Massie did not lose because of a single issue. But his record on Israel, on antisemitism, and on the company he chose to keep drew a clear and forceful repudiation from his own constituents. The voters who had returned him to Washington seven times looked at the “Zionism” meme the White House called virulent antisemitism, the solitary vote against condemning antisemitism on the House floor, the rhetoric about “AIPAC babysitters,” and the figures with documented antisemitic records he platformed in the closing days of his campaign, and they said no.

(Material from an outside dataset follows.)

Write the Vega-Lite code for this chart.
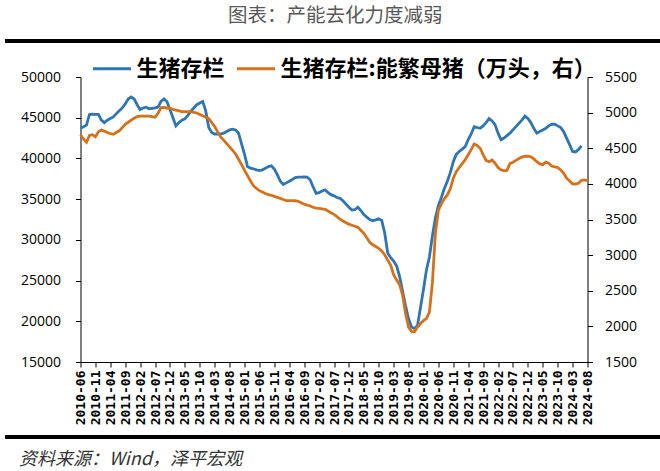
{
  "$schema": "https://vega.github.io/schema/vega-lite/v6.json",
  "padding": {"left": 4, "top": 4, "right": 0, "bottom": 0},
  "datasets": {
    "pigs": [
      {"date": "2010-06", "hog": 43700, "sow": 4690},
      {"date": "2010-07", "hog": 43900, "sow": 4630},
      {"date": "2010-08", "hog": 44100, "sow": 4585},
      {"date": "2010-09", "hog": 45400, "sow": 4680},
      {"date": "2010-10", "hog": 45450, "sow": 4690},
      {"date": "2010-11", "hog": 45400, "sow": 4660},
      {"date": "2010-12", "hog": 45400, "sow": 4730},
      {"date": "2011-01", "hog": 44700, "sow": 4755},
      {"date": "2011-02", "hog": 44400, "sow": 4740},
      {"date": "2011-03", "hog": 44700, "sow": 4720},
      {"date": "2011-04", "hog": 44900, "sow": 4705},
      {"date": "2011-05", "hog": 45100, "sow": 4695},
      {"date": "2011-06", "hog": 45500, "sow": 4720},
      {"date": "2011-07", "hog": 45850, "sow": 4745},
      {"date": "2011-08", "hog": 46200, "sow": 4790},
      {"date": "2011-09", "hog": 46700, "sow": 4835},
      {"date": "2011-10", "hog": 47300, "sow": 4865},
      {"date": "2011-11", "hog": 47550, "sow": 4895},
      {"date": "2011-12", "hog": 47300, "sow": 4920},
      {"date": "2012-01", "hog": 46600, "sow": 4945},
      {"date": "2012-02", "hog": 46000, "sow": 4950},
      {"date": "2012-03", "hog": 46200, "sow": 4950},
      {"date": "2012-04", "hog": 46300, "sow": 4952},
      {"date": "2012-05", "hog": 46100, "sow": 4950},
      {"date": "2012-06", "hog": 46150, "sow": 4945},
      {"date": "2012-07", "hog": 46200, "sow": 4935},
      {"date": "2012-08", "hog": 46300, "sow": 4990},
      {"date": "2012-09", "hog": 47000, "sow": 5070},
      {"date": "2012-10", "hog": 47300, "sow": 5072},
      {"date": "2012-11", "hog": 46950, "sow": 5065},
      {"date": "2012-12", "hog": 46000, "sow": 5060},
      {"date": "2013-01", "hog": 45000, "sow": 5045},
      {"date": "2013-02", "hog": 44000, "sow": 5035},
      {"date": "2013-03", "hog": 44400, "sow": 5025},
      {"date": "2013-04", "hog": 44700, "sow": 5015},
      {"date": "2013-05", "hog": 44860, "sow": 5013},
      {"date": "2013-06", "hog": 45300, "sow": 5013},
      {"date": "2013-07", "hog": 45800, "sow": 5013},
      {"date": "2013-08", "hog": 46200, "sow": 5005},
      {"date": "2013-09", "hog": 46600, "sow": 4995},
      {"date": "2013-10", "hog": 46800, "sow": 4975},
      {"date": "2013-11", "hog": 47000, "sow": 4955},
      {"date": "2013-12", "hog": 45800, "sow": 4935},
      {"date": "2014-01", "hog": 43800, "sow": 4915},
      {"date": "2014-02", "hog": 43200, "sow": 4860},
      {"date": "2014-03", "hog": 43000, "sow": 4805},
      {"date": "2014-04", "hog": 43000, "sow": 4730},
      {"date": "2014-05", "hog": 43000, "sow": 4660},
      {"date": "2014-06", "hog": 43100, "sow": 4615},
      {"date": "2014-07", "hog": 43300, "sow": 4565},
      {"date": "2014-08", "hog": 43500, "sow": 4520},
      {"date": "2014-09", "hog": 43600, "sow": 4470},
      {"date": "2014-10", "hog": 43500, "sow": 4420},
      {"date": "2014-11", "hog": 43100, "sow": 4345},
      {"date": "2014-12", "hog": 41800, "sow": 4270},
      {"date": "2015-01", "hog": 40500, "sow": 4190},
      {"date": "2015-02", "hog": 39000, "sow": 4115},
      {"date": "2015-03", "hog": 38800, "sow": 4040},
      {"date": "2015-04", "hog": 38730, "sow": 3975},
      {"date": "2015-05", "hog": 38600, "sow": 3935},
      {"date": "2015-06", "hog": 38500, "sow": 3905},
      {"date": "2015-07", "hog": 38600, "sow": 3885},
      {"date": "2015-08", "hog": 38800, "sow": 3865},
      {"date": "2015-09", "hog": 39000, "sow": 3850},
      {"date": "2015-10", "hog": 39100, "sow": 3840},
      {"date": "2015-11", "hog": 38700, "sow": 3825},
      {"date": "2015-12", "hog": 38000, "sow": 3810},
      {"date": "2016-01", "hog": 37200, "sow": 3797},
      {"date": "2016-02", "hog": 36800, "sow": 3780},
      {"date": "2016-03", "hog": 37000, "sow": 3765},
      {"date": "2016-04", "hog": 37200, "sow": 3765},
      {"date": "2016-05", "hog": 37400, "sow": 3765},
      {"date": "2016-06", "hog": 37650, "sow": 3763},
      {"date": "2016-07", "hog": 37700, "sow": 3755},
      {"date": "2016-08", "hog": 37700, "sow": 3735},
      {"date": "2016-09", "hog": 37720, "sow": 3715},
      {"date": "2016-10", "hog": 37700, "sow": 3703},
      {"date": "2016-11", "hog": 37380, "sow": 3690},
      {"date": "2016-12", "hog": 36500, "sow": 3672},
      {"date": "2017-01", "hog": 35700, "sow": 3660},
      {"date": "2017-02", "hog": 35800, "sow": 3655},
      {"date": "2017-03", "hog": 36000, "sow": 3648},
      {"date": "2017-04", "hog": 36150, "sow": 3643},
      {"date": "2017-05", "hog": 35800, "sow": 3620},
      {"date": "2017-06", "hog": 35550, "sow": 3595},
      {"date": "2017-07", "hog": 35400, "sow": 3572},
      {"date": "2017-08", "hog": 35200, "sow": 3540},
      {"date": "2017-09", "hog": 35100, "sow": 3505},
      {"date": "2017-10", "hog": 34800, "sow": 3480},
      {"date": "2017-11", "hog": 34400, "sow": 3455},
      {"date": "2017-12", "hog": 34000, "sow": 3435},
      {"date": "2018-01", "hog": 33650, "sow": 3420},
      {"date": "2018-02", "hog": 33700, "sow": 3405},
      {"date": "2018-03", "hog": 34000, "sow": 3390},
      {"date": "2018-04", "hog": 33600, "sow": 3350},
      {"date": "2018-05", "hog": 33100, "sow": 3306},
      {"date": "2018-06", "hog": 32800, "sow": 3245},
      {"date": "2018-07", "hog": 32500, "sow": 3180},
      {"date": "2018-08", "hog": 32350, "sow": 3145},
      {"date": "2018-09", "hog": 32450, "sow": 3120},
      {"date": "2018-10", "hog": 32600, "sow": 3095},
      {"date": "2018-11", "hog": 32400, "sow": 3060},
      {"date": "2018-12", "hog": 30850, "sow": 3005},
      {"date": "2019-01", "hog": 28400, "sow": 2930},
      {"date": "2019-02", "hog": 27800, "sow": 2860},
      {"date": "2019-03", "hog": 27400, "sow": 2725},
      {"date": "2019-04", "hog": 26800, "sow": 2650},
      {"date": "2019-05", "hog": 25500, "sow": 2585},
      {"date": "2019-06", "hog": 23700, "sow": 2440},
      {"date": "2019-07", "hog": 21900, "sow": 2180},
      {"date": "2019-08", "hog": 20300, "sow": 1990},
      {"date": "2019-09", "hog": 19300, "sow": 1930},
      {"date": "2019-10", "hog": 19100, "sow": 1925},
      {"date": "2019-11", "hog": 19500, "sow": 1990},
      {"date": "2019-12", "hog": 21700, "sow": 2040},
      {"date": "2020-01", "hog": 23900, "sow": 2080},
      {"date": "2020-02", "hog": 26300, "sow": 2110},
      {"date": "2020-03", "hog": 27900, "sow": 2200},
      {"date": "2020-04", "hog": 30500, "sow": 2620},
      {"date": "2020-05", "hog": 32700, "sow": 3306},
      {"date": "2020-06", "hog": 34200, "sow": 3630},
      {"date": "2020-07", "hog": 35200, "sow": 3720},
      {"date": "2020-08", "hog": 36300, "sow": 3790},
      {"date": "2020-09", "hog": 37200, "sow": 3845},
      {"date": "2020-10", "hog": 38250, "sow": 3930},
      {"date": "2020-11", "hog": 39600, "sow": 4080},
      {"date": "2020-12", "hog": 40500, "sow": 4170},
      {"date": "2021-01", "hog": 40850, "sow": 4230},
      {"date": "2021-02", "hog": 41150, "sow": 4285},
      {"date": "2021-03", "hog": 41450, "sow": 4340},
      {"date": "2021-04", "hog": 42300, "sow": 4410},
      {"date": "2021-05", "hog": 43000, "sow": 4480},
      {"date": "2021-06", "hog": 43900, "sow": 4560},
      {"date": "2021-07", "hog": 43800, "sow": 4540},
      {"date": "2021-08", "hog": 43700, "sow": 4500},
      {"date": "2021-09", "hog": 44000, "sow": 4410},
      {"date": "2021-10", "hog": 44400, "sow": 4330},
      {"date": "2021-11", "hog": 44900, "sow": 4311},
      {"date": "2021-12", "hog": 44600, "sow": 4335},
      {"date": "2022-01", "hog": 44150, "sow": 4290},
      {"date": "2022-02", "hog": 43100, "sow": 4230},
      {"date": "2022-03", "hog": 42300, "sow": 4195},
      {"date": "2022-04", "hog": 42500, "sow": 4185},
      {"date": "2022-05", "hog": 42800, "sow": 4190},
      {"date": "2022-06", "hog": 43100, "sow": 4285},
      {"date": "2022-07", "hog": 43500, "sow": 4305},
      {"date": "2022-08", "hog": 43900, "sow": 4330},
      {"date": "2022-09", "hog": 44300, "sow": 4355},
      {"date": "2022-10", "hog": 44700, "sow": 4375},
      {"date": "2022-11", "hog": 45200, "sow": 4390},
      {"date": "2022-12", "hog": 44900, "sow": 4388},
      {"date": "2023-01", "hog": 44400, "sow": 4380},
      {"date": "2023-02", "hog": 43700, "sow": 4350},
      {"date": "2023-03", "hog": 43100, "sow": 4311},
      {"date": "2023-04", "hog": 43300, "sow": 4280},
      {"date": "2023-05", "hog": 43500, "sow": 4270},
      {"date": "2023-06", "hog": 43700, "sow": 4305},
      {"date": "2023-07", "hog": 44000, "sow": 4290},
      {"date": "2023-08", "hog": 44200, "sow": 4250},
      {"date": "2023-09", "hog": 44200, "sow": 4240},
      {"date": "2023-10", "hog": 44000, "sow": 4230},
      {"date": "2023-11", "hog": 43800, "sow": 4195},
      {"date": "2023-12", "hog": 43300, "sow": 4150},
      {"date": "2024-01", "hog": 42500, "sow": 4080},
      {"date": "2024-02", "hog": 41700, "sow": 4040},
      {"date": "2024-03", "hog": 40850, "sow": 4000},
      {"date": "2024-04", "hog": 40800, "sow": 3998},
      {"date": "2024-05", "hog": 41100, "sow": 4010},
      {"date": "2024-06", "hog": 41550, "sow": 4050},
      {"date": "2024-07", "sow": 4055},
      {"date": "2024-08", "sow": 4044}
    ]
  },
  "concat": [
    {
      "title": {
        "text": "图表：产能去化力度减弱",
        "anchor": "start",
        "dx": 222,
        "font": "Noto Sans CJK SC",
        "fontSize": 19.5,
        "fontWeight": "normal",
        "color": "#595959",
        "offset": 9
      },
      "width": 724,
      "height": 2,
      "view": {"stroke": "black", "strokeWidth": 2, "fill": "black"},
      "data": {"values": [{"note": ""}]},
      "mark": {"type": "text"},
      "encoding": {"text": {"field": "note"}}
    },
    {
      "width": 507,
      "height": 285,
      "data": {"name": "pigs"},
      "encoding": {
        "x": {
          "field": "date",
          "type": "ordinal",
          "title": null,
          "scale": {"type": "point", "padding": 0},
          "axis": {
            "values": ["2010-06", "2010-11", "2011-04", "2011-09", "2012-02", "2012-07", "2012-12", "2013-05", "2013-10", "2014-03", "2014-08", "2015-01", "2015-06", "2015-11", "2016-04", "2016-09", "2017-02", "2017-07", "2017-12", "2018-05", "2018-10", "2019-03", "2019-08", "2020-01", "2020-06", "2020-11", "2021-04", "2021-09", "2022-02", "2022-07", "2022-12", "2023-05", "2023-10", "2024-03", "2024-08"],
            "labelAngle": -90,
            "labelFont": "DejaVu Sans Mono",
            "labelFontSize": 13,
            "labelFontWeight": "bold",
            "labelPadding": 3,
            "minExtent": 71
          }
        }
      },
      "layer": [
        {
          "mark": {"type": "line", "strokeWidth": 2.8},
          "encoding": {
            "y": {
              "field": "hog",
              "type": "quantitative",
              "title": null,
              "scale": {"domain": [15000, 50000], "nice": false, "zero": false},
              "axis": {
                "values": [15000, 20000, 25000, 30000, 35000, 40000, 45000, 50000],
                "format": "d",
                "labelPadding": 15,
                "minExtent": 76
              }
            },
            "color": {"datum": "生猪存栏"}
          }
        },
        {
          "mark": {"type": "line", "strokeWidth": 2.8},
          "encoding": {
            "y": {
              "field": "sow",
              "type": "quantitative",
              "title": null,
              "scale": {"domain": [1500, 5500], "nice": false, "zero": false},
              "axis": {
                "orient": "right",
                "values": [1500, 2000, 2500, 3000, 3500, 4000, 4500, 5000, 5500],
                "format": "d",
                "labelPadding": 12,
                "minExtent": 69
              }
            },
            "color": {"datum": "生猪存栏:能繁母猪（万头，右）"}
          }
        }
      ],
      "resolve": {"scale": {"y": "independent"}}
    },
    {
      "title": {
        "text": "资料来源：Wind，泽平宏观",
        "orient": "bottom",
        "anchor": "start",
        "dx": 13,
        "font": "Noto Sans CJK SC",
        "fontSize": 18,
        "fontStyle": "italic",
        "fontWeight": "normal",
        "color": "#333333",
        "offset": 9
      },
      "width": 724,
      "height": 2,
      "view": {"stroke": "black", "strokeWidth": 2, "fill": "black"},
      "data": {"values": [{"note": ""}]},
      "mark": {"type": "text"},
      "encoding": {"text": {"field": "note"}}
    }
  ],
  "columns": 1,
  "center": true,
  "spacing": -3,
  "resolve": {"scale": {"color": "independent"}, "legend": {"color": "independent"}},
  "config": {
    "view": {"stroke": null},
    "background": "white",
    "axis": {
      "grid": false,
      "domainColor": "black",
      "domainWidth": 1,
      "tickColor": "black",
      "tickSize": 5,
      "labelColor": "black",
      "labelFont": "Open Sans",
      "labelFontSize": 14
    },
    "range": {"category": ["#2e75b6", "#d6711a"]},
    "legend": {
      "orient": "none",
      "legendX": 7,
      "legendY": -33,
      "direction": "horizontal",
      "title": null,
      "padding": 4,
      "symbolType": "stroke",
      "symbolSize": 1444,
      "symbolStrokeWidth": 3,
      "labelFont": "Noto Sans CJK SC",
      "labelFontSize": 22,
      "labelFontWeight": "bold",
      "labelColor": "black",
      "labelLimit": 500,
      "labelOffset": 4,
      "columnPadding": 5
    }
  }
}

The lesson is not partisan. It is informational. When voters have access to a candidate’s full record, divisive and corrosive politics lose ground. That is precisely the work our Jewish Political Guide has long been built to do. It is the most comprehensive voters’ platform on where candidates and officials actually stand on Israel, combating hate, and the other critical issues concerning Jewish and pro-Israel voters.

Once voters were able to see Thomas Massie’s full-spectrum profile, they made clear they did not see him as representative of their interests, their needs, or their positions. This was not a verdict imposed from outside the district. It was delivered from within it.